Following are excerpts from three of his letters from Spain and France, the first written after he visited the Romanesque churches in León, in Spain, and the second and third from Burgos and Toulouse after he had spent four days at the Benedictine monastery of Santo Domingo de Silos in Spain.

Daniel Esterman

León, 14 August 1927

Dearest Lillian:

….I came to León very buoyant & full of plans, but I was only to stay one day—The ride from Santiago occupied a whole day—from 6 in the morning until 10 at night: This was very pleasant—with Santiago behind, I was relieved of a burden, since I had been careless & incomplete there, & had come to no clear idea of the building [the cathedral of Santiago de Compostela]. It may be likewise in León. My ideas were so upset by what I saw the first day, I had to remain a second to reorder them: & the second day leaves me more puzzled than before.

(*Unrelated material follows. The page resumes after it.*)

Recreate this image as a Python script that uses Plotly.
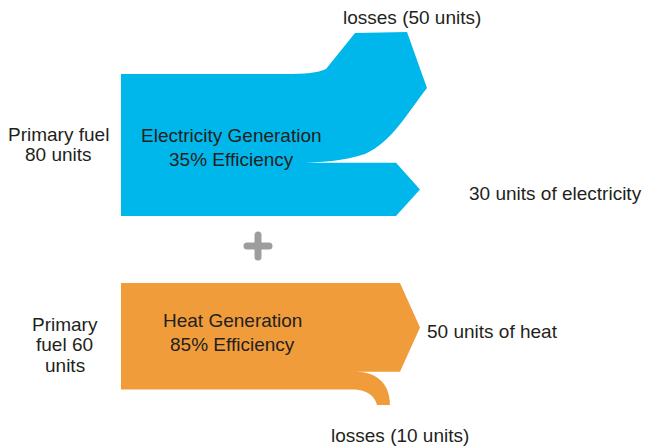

A Canon who has studied San Isidoro [in León] for many years contradicted my notions flatly & with great conviction—He thought I would agree with him—for others had been converted—Ideas, if professionalized, become precious personal property—: a decline in value produces serious emotions: I could think of nothing else for several hours. Today I worked till my eyes were weary—without solution. I did not see that the day was beautiful, that it was Sunday, & the people better dressed & gayer until I had left the building—

I was addressed by a Spaniard named Bravo—a friend of Gómez-Moreno—who is also interested in these problems—He too has ideas contradicting mine; but his reasons are all bad, tho the conclusions possible—I will see him again—to-night, & we will fight it out on the diagrams—

I walked late this afternoon to the cathedral, which is beautiful, & took me from this vexatious business—I think the earlier preoccupations were good, since they left me in a mood in which the architecture was wonderfully relaxing or quieting—There was no desire to know—or to study; & every detail had some charm for me: & I noticed what usually escapes me. The air of the interior, the quality of the space, the darkness & half-shadow, the scale of the few others in the building, beside the rising shafts—& exquisiteness in plateresque & flamboyant works which I dislike—

There were two peasants wandering (in such buildings one can wander, remain in one room, & yet change walls at every step) in the aisles, peeping hurriedly into chapels, & whispering. Their simplicity is different from that of the cathedral, tho built by men of their faith & with tools like their own. I rarely think of the builders except as technicians & designers—but to day, the interior appeared so fantastic & foreign to any mind I know in our world—I was brought to think of persons, & to the character which made these things. Perhaps as in the animal kingdom where forms utterly strange to us receive common mechanical explanations—no peculiarity of mind need be invoked to explain these buildings—but technical problems & liturgical needs, alone—

But then the question is shifted. For conditions which produced such works, surely affected the men who built them & lived in them: & the style, mechanical in origin, was acquiesced in & became conscious—yet the growth was continuous—there is no interval for a quiescence—no conscious repetition without an actual change in the style.—We must conceive, then, both work & man as changing together—which is too difficult. Or we may abstract from all the works—qualities, habits of mind & hand, ideas & call them, the mind of the culture—give it thought processes, feelings, animate it completely on the pattern of a single man: remembering always that this huge mind which contains & does all things, is not the model of the little ones & may be strange to most of them.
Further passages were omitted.